● **WHAT YOU NEED TO DO**
Retype exactly what runs from the first line of the data to the line with "import matplotlib.pyplot as plt", keeping both of those lines and skipping pictures.

___ DATA EXCERPT

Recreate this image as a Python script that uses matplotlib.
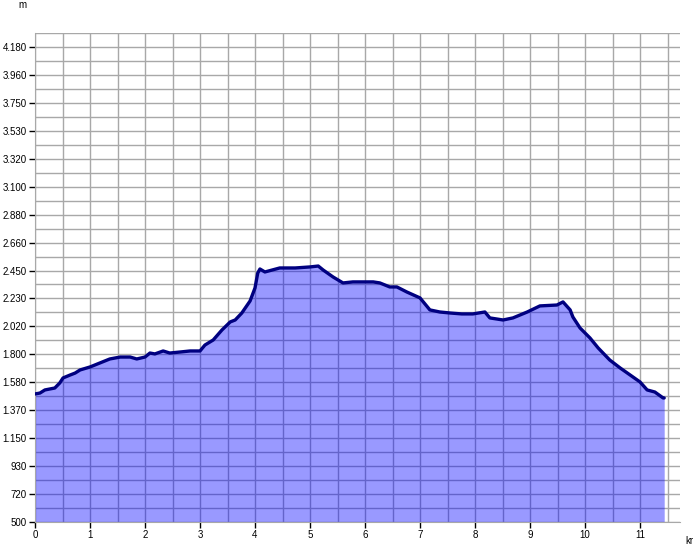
import numpy as np
import matplotlib
matplotlib.use("Agg")
import matplotlib.pyplot as plt

# elevation profile
dist_km = [0.00, 0.09, 0.18, 0.36, 0.45, 0.51, 0.64, 0.73, 0.82, 1.00,
           1.18, 1.36, 1.55, 1.73, 1.85, 2.00, 2.09, 2.18, 2.33, 2.45,
           2.64, 2.82, 3.00, 3.09, 3.24, 3.40, 3.55, 3.64, 3.76, 3.91,
           4.00, 4.05, 4.09, 4.18, 4.45, 4.73, 5.00, 5.15, 5.24, 5.42,
           5.60, 5.78, 6.00, 6.15, 6.27, 6.45, 6.58, 6.76, 7.00, 7.18,
           7.36, 7.55, 7.76, 7.96, 8.18, 8.27, 8.51, 8.69, 8.95, 9.18,
           9.49, 9.60, 9.73, 9.78, 9.91, 10.09, 10.24, 10.45, 10.64, 10.82,
           11.00, 11.13, 11.27, 11.42, 11.44]
elev_m = [1492, 1499, 1523, 1538, 1577, 1616, 1639, 1654, 1678, 1701,
          1732, 1763, 1778, 1778, 1763, 1778, 1809, 1802, 1825, 1809,
          1817, 1825, 1825, 1871, 1910, 1988, 2050, 2065, 2119, 2212,
          2313, 2429, 2460, 2437, 2468, 2468, 2476, 2483, 2452, 2398,
          2352, 2360, 2360, 2360, 2352, 2321, 2321, 2282, 2236, 2143,
          2127, 2119, 2112, 2112, 2127, 2081, 2065, 2081, 2127, 2174,
          2181, 2205, 2143, 2088, 2003, 1926, 1848, 1755, 1693, 1639,
          1585, 1523, 1507, 1461, 1461]

y_labels = ["500", "720", "930", "1.150", "1.370", "1.580", "1.800", "2.020",
            "2.230", "2.450", "2.660", "2.880", "3.100", "3.320", "3.530",
            "3.750", "3.960", "4.180"]
x_labels = [str(i) for i in range(12)]

plt.rcParams["font.family"] = ["Liberation Sans", "DejaVu Sans"]

y_min = 500
y_step = (4180 - 500) / 17
y_ticks = [y_min + i * y_step for i in range(len(y_labels))]
x_max = (680 - 35) / 55
y_max = y_min + 17.5 * y_step

W, H = 693, 547
fig = plt.figure(figsize=(W / 100, H / 100), dpi=100)
ax = fig.add_axes([35 / W, (H - 522) / H, (680 - 35) / W, (522 - 33) / H])

ax.set_xlim(0, x_max)
ax.set_ylim(y_min, y_max)

ax.set_xticks(range(12))
ax.set_xticklabels(x_labels)
ax.set_yticks(y_ticks)
ax.set_yticklabels(y_labels)
ax.set_xticks(np.arange(0.5, x_max, 1.0), minor=True)
ax.set_yticks(np.arange(y_min + y_step / 2, y_max + 1, y_step), minor=True)
ax.tick_params(which="minor", length=0)
ax.tick_params(which="major", length=4, width=1, color="black",
               labelsize=7, pad=2)

ax.grid(True, which="both", color="#a8a8a8", linewidth=1, zorder=0)
ax.set_axisbelow(True)
for side in ["top", "right"]:
    ax.spines[side].set_visible(False)
ax.spines["left"].set_color("#a8a8a8")
ax.spines["bottom"].set_color("#a8a8a8")

ax.fill_between(dist_km, elev_m, y_min, color="#0000ff", alpha=0.4,
                linewidth=0, zorder=2)
ax.plot(dist_km, elev_m, color="#000080", linewidth=2.4, zorder=3,
        solid_joinstyle="round", solid_capstyle="round")

fig.text(22 / W, 1 - 5 / H, "m", fontsize=7, va="center", ha="center")
fig.text(685 / W, 1 - 541 / H, "km", fontsize=7, va="center", ha="left")

fig.savefig("out.png", dpi=100)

______

● **EXERCISE ANSWER**
Recreate this image as a Python script that uses matplotlib.
import numpy as np
import matplotlib
matplotlib.use("Agg")
import matplotlib.pyplot as plt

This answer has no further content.